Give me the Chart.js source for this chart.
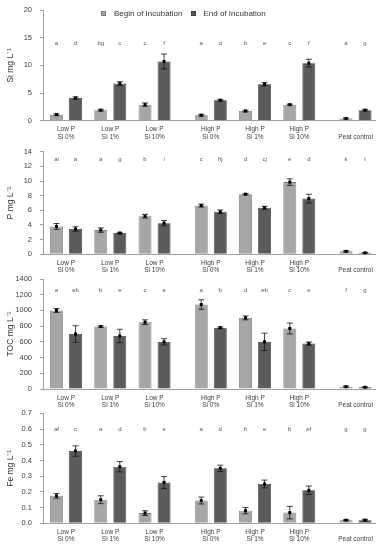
<!DOCTYPE html>
<html>
<head>
<meta charset="utf-8">
<script src="https://cdn.jsdelivr.net/npm/chart.js@4.4.1/dist/chart.umd.min.js"></script>
<style>
html, body { margin: 0; padding: 0; background: #fff; }
body { width: 383px; height: 550px; position: relative; overflow: hidden; font-family: "Liberation Sans", Arial, sans-serif; }
.panel { position: absolute; left: 0; width: 383px; }
.legend { position: absolute; top: 9px; left: 101px; font-size: 8px; color: #333; display: flex; align-items: center; white-space: nowrap; z-index: 2; }
.legend i { display: inline-block; width: 5px; height: 5px; margin-right: 8px; box-sizing: border-box; }
.legend span { margin-right: 8px; }
</style>
</head>
<body>
<div class="legend" id="legend"></div>
<div class="panel" id="p0"><canvas id="c0"></canvas></div>
<div class="panel" id="p1"><canvas id="c1"></canvas></div>
<div class="panel" id="p2"><canvas id="c2"></canvas></div>
<div class="panel" id="p3"><canvas id="c3"></canvas></div>
<script>
// treatments on the x axis
const groupLabels = [['Low P', 'Si 0%'], ['Low P', 'Si 1%'], ['Low P', 'Si 10%'],
                     ['High P', 'Si 0%'], ['High P', 'Si 1%'], ['High P', 'Si 10%'],
                     ['', 'Peat control']];
const groupBlock = [0, 0, 0, 1, 1, 1, 2];
const seriesNames = ['Begin of Incubation', 'End of Incubation'];

// Si
const siBegin    = [1.1, 1.9, 2.9, 1.0, 1.75, 2.9, 0.4];
const siBeginErr = [0.15, 0.15, 0.3, 0.15, 0.15, 0.1, 0.1];
const siEnd      = [4.1, 6.7, 10.7, 3.7, 6.6, 10.4, 1.9];
const siEndErr   = [0.2, 0.35, 1.35, 0.15, 0.3, 0.7, 0.15];
const siLetters  = [['a', 'd'], ['bg', 'c'], ['c', 'f'], ['a', 'd'], ['b', 'e'], ['c', 'f'], ['a', 'g']];

// P
const pBegin    = [3.8, 3.3, 5.2, 6.65, 8.2, 9.85, 0.4];
const pBeginErr = [0.4, 0.3, 0.25, 0.2, 0.1, 0.45, 0.1];
const pEnd      = [3.45, 2.9, 4.25, 5.8, 6.35, 7.6, 0.2];
const pEndErr   = [0.3, 0.1, 0.35, 0.25, 0.2, 0.6, 0.05];
const pLetters  = [['ai', 'a'], ['a', 'g'], ['b', 'i'], ['c', 'hj'], ['d', 'cj'], ['e', 'd'], ['k', 'l']];

// TOC
const tocBegin    = [1000, 795, 850, 1075, 905, 770, 30];
const tocBeginErr = [25, 10, 30, 60, 25, 70, 8];
const tocEnd      = [700, 675, 600, 780, 600, 578, 22];
const tocEndErr   = [105, 85, 40, 10, 110, 20, 6];
const tocLetters  = [['a', 'eb'], ['b', 'e'], ['c', 'e'], ['a', 'b'], ['d', 'eb'], ['c', 'e'], ['f', 'g']];

// Fe
const feBegin    = [0.175, 0.15, 0.065, 0.145, 0.08, 0.068, 0.02];
const feBeginErr = [0.015, 0.025, 0.015, 0.022, 0.02, 0.04, 0.003];
const feEnd      = [0.46, 0.36, 0.26, 0.35, 0.25, 0.21, 0.02];
const feEndErr   = [0.033, 0.033, 0.038, 0.02, 0.025, 0.027, 0.005];
const feLetters  = [['af', 'c'], ['a', 'd'], ['b', 'e'], ['a', 'd'], ['b', 'e'], ['b', 'ef'], ['g', 'g']];

// extra space between Low P / High P / control blocks
const BLOCK_GAP = 0.27;
const xPos = groupLabels.map((g, i) => i + groupBlock[i] * BLOCK_GAP);

const colors = ['#a6a6a6', '#5b5b5b'];
const borders = ['#7c7c7c', '#3f3f3f'];
const textColor = '#404040';

const panels = [
    { title: 'Si mg L⁻¹',  begin: siBegin,  beginErr: siBeginErr,  end: siEnd,  endErr: siEndErr,  letters: siLetters,  max: 20,   step: 5,   letterY: 14,   top: 0,   h: 142, cTop: 10,   cBottom: 120.7 },
    { title: 'P mg L⁻¹',   begin: pBegin,   beginErr: pBeginErr,   end: pEnd,   endErr: pEndErr,   letters: pLetters,   max: 14,   step: 2,   letterY: 13,   top: 136, h: 140, cTop: 15.7, cBottom: 118.3 },
    { title: 'TOC mg L⁻¹', begin: tocBegin, beginErr: tocBeginErr, end: tocEnd, endErr: tocEndErr, letters: tocLetters, max: 1400, step: 200, letterY: 1260, top: 270, h: 140, cTop: 9,    cBottom: 119 },
    { title: 'Fe mg L⁻¹',  begin: feBegin,  beginErr: feBeginErr,  end: feEnd,  endErr: feEndErr,  letters: feLetters,  max: 0.7,  step: 0.1, letterY: 0.6,  top: 404, h: 146, cTop: 9.3,  cBottom: 119.3, fixed: 1 }
];

// error bars, mean markers and significance letters
const overlay = {
    id: 'overlay',
    afterDatasetsDraw(chart, args, opts) {
        const ctx = chart.ctx;
        const y = chart.scales.y;
        ctx.save();
        chart.data.datasets.forEach((ds, di) => {
            const meta = chart.getDatasetMeta(di);
            meta.data.forEach((bar, i) => {
                const v = ds.data[i].y;
                const e = ds.errors[i];
                const yTop = y.getPixelForValue(v + e);
                const yBot = y.getPixelForValue(Math.max(v - e, 0));
                ctx.strokeStyle = '#111';
                ctx.lineWidth = 0.8;
                ctx.beginPath();
                ctx.moveTo(bar.x, yTop); ctx.lineTo(bar.x, yBot);
                ctx.moveTo(bar.x - 3, yTop); ctx.lineTo(bar.x + 3, yTop);
                ctx.moveTo(bar.x - 3, yBot); ctx.lineTo(bar.x + 3, yBot);
                ctx.stroke();
                ctx.fillStyle = '#000';
                const ym = y.getPixelForValue(v);
                ctx.fillRect(bar.x - 1.5, ym - 1.5, 3, 3);

                ctx.fillStyle = '#555';
                ctx.font = '6px "Liberation Sans", Arial, sans-serif';
                ctx.textAlign = 'center';
                ctx.textBaseline = 'middle';
                ctx.fillText(opts.letters[i][di], bar.x, y.getPixelForValue(opts.letterY));
            });
        });
        ctx.restore();
    }
};

function makeChart(p, idx) {
    const div = document.getElementById('p' + idx);
    div.style.top = p.top + 'px';
    div.style.height = p.h + 'px';

    const series = [p.begin, p.end];
    const errs = [p.beginErr, p.endErr];

    return new Chart(document.getElementById('c' + idx), {
        type: 'bar',
        data: {
            datasets: series.map((vals, s) => ({
                label: seriesNames[s],
                data: vals.map((v, i) => ({ x: xPos[i], y: v })),
                errors: errs[s],
                backgroundColor: colors[s],
                borderColor: borders[s],
                borderWidth: 0.8,
                categoryPercentage: 0.86,
                barPercentage: 0.68
            }))
        },
        plugins: [overlay],
        options: {
            animation: false,
            responsive: true,
            maintainAspectRatio: false,
            layout: { padding: { top: p.cTop, right: 8, left: 0, bottom: 0 } },
            plugins: {
                legend: { display: false },
                tooltip: { enabled: false },
                overlay: { letters: p.letters, letterY: p.letterY }
            },
            scales: {
                x: {
                    type: 'linear',
                    offset: false,
                    min: -0.52,
                    max: 6.98,
                    grid: { display: false, drawTicks: false },
                    border: { display: true, color: '#a0a0a0', width: 1 },
                    afterBuildTicks: axis => { axis.ticks = xPos.map(v => ({ value: v })); },
                    afterFit: s => { s.height = p.h - p.cBottom; },
                    ticks: {
                        autoSkip: false,
                        maxRotation: 0,
                        padding: 5,
                        color: textColor,
                        font: { size: 6.5, family: '"Liberation Sans", Arial, sans-serif', lineHeight: 1.15 },
                        callback: (v, i) => groupLabels[i]
                    }
                },
                y: {
                    min: 0,
                    max: p.max,
                    grid: { display: true, drawOnChartArea: false, drawTicks: true, tickLength: 3, color: '#a0a0a0' },
                    border: { display: true, color: '#a0a0a0', width: 1 },
                    afterFit: s => { s.width = 43; s.paddingTop = 0; s.paddingBottom = 0; },
                    ticks: {
                        stepSize: p.step,
                        padding: 8,
                        color: textColor,
                        font: { size: 7.5, family: '"Liberation Sans", Arial, sans-serif' },
                        callback: v => p.fixed ? v.toFixed(p.fixed) : v
                    },
                    title: {
                        display: true,
                        text: p.title,
                        color: '#333',
                        padding: { top: 6, bottom: 0 },
                        font: { size: 8.5, family: '"Liberation Sans", Arial, sans-serif' }
                    }
                }
            }
        }
    });
}

panels.forEach(makeChart);

// legend for the first panel
const legend = document.getElementById('legend');
seriesNames.forEach((name, s) => {
    const box = document.createElement('i');
    box.style.background = colors[s];
    box.style.border = '0.5px solid ' + borders[s];
    const label = document.createElement('span');
    label.textContent = name;
    legend.appendChild(box);
    legend.appendChild(label);
});
</script>
</body>
</html>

--------------------

▶ **GIVEN PROBLEM**
Please restate the material above line by line, exactly, beginning at its first line and ending with the line that contains "['b', 'e'], ['c', 'f'], ['a', 'g']];", without any pictures.

▶ **EXERCISE ANSWER**
Give me the Chart.js source for this chart.
<!DOCTYPE html>
<html>
<head>
<meta charset="utf-8">
<script src="https://cdn.jsdelivr.net/npm/chart.js@4.4.1/dist/chart.umd.min.js"></script>
<style>
html, body { margin: 0; padding: 0; background: #fff; }
body { width: 383px; height: 550px; position: relative; overflow: hidden; font-family: "Liberation Sans", Arial, sans-serif; }
.panel { position: absolute; left: 0; width: 383px; }
.legend { position: absolute; top: 9px; left: 101px; font-size: 8px; color: #333; display: flex; align-items: center; white-space: nowrap; z-index: 2; }
.legend i { display: inline-block; width: 5px; height: 5px; margin-right: 8px; box-sizing: border-box; }
.legend span { margin-right: 8px; }
</style>
</head>
<body>
<div class="legend" id="legend"></div>
<div class="panel" id="p0"><canvas id="c0"></canvas></div>
<div class="panel" id="p1"><canvas id="c1"></canvas></div>
<div class="panel" id="p2"><canvas id="c2"></canvas></div>
<div class="panel" id="p3"><canvas id="c3"></canvas></div>
<script>
// treatments on the x axis
const groupLabels = [['Low P', 'Si 0%'], ['Low P', 'Si 1%'], ['Low P', 'Si 10%'],
                     ['High P', 'Si 0%'], ['High P', 'Si 1%'], ['High P', 'Si 10%'],
                     ['', 'Peat control']];
const groupBlock = [0, 0, 0, 1, 1, 1, 2];
const seriesNames = ['Begin of Incubation', 'End of Incubation'];

// Si
const siBegin    = [1.1, 1.9, 2.9, 1.0, 1.75, 2.9, 0.4];
const siBeginErr = [0.15, 0.15, 0.3, 0.15, 0.15, 0.1, 0.1];
const siEnd      = [4.1, 6.7, 10.7, 3.7, 6.6, 10.4, 1.9];
const siEndErr   = [0.2, 0.35, 1.35, 0.15, 0.3, 0.7, 0.15];
const siLetters  = [['a', 'd'], ['bg', 'c'], ['c', 'f'], ['a', 'd'], ['b', 'e'], ['c', 'f'], ['a', 'g']];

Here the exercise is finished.